The new plan is to do as much traveling as we can now while we can't dive in hopes that the seas will calm down as forecast by tomorrow. Barring other complications this will allow us to still make all the 30 or so dives we have scheduled. We've been steaming now for 12 hours straight, and have another 20 or so to go before we make the Brine Pool dive site. If it's calm by the morning. Because of the expense and complicated logistics of arranging an expedition like this, submersible dives are a precious commodity and one many of the scientists aboard wait years to get. So, we have to take every possible chance to dive and will alter our strategy as often as necessary to squeeze in as many dives as possible.
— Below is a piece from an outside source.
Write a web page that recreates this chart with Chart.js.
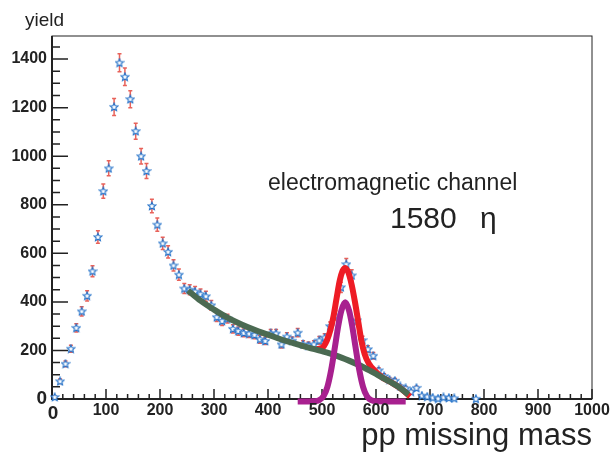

Most of the day was spent in meetings and making final preparations for upcoming experiments. The captain reviewed safety procedures for everyone, explaining what to do if there were a fire, or if we ever had to abandon ship, though we try to avoid that. In contrast to the famously under-equipped Titanic, the R/V Seward Johnson II has enough life rafts to hold twice as many people as we have aboard. We were also encouraged in no uncertain terms to not fall overboard. Next, all the scientists met to go over dive plans and to introduce themselves, as many aboard are meeting for the first time. At dusk we first saw lights from an oilrig, and by nightfall they were all around us.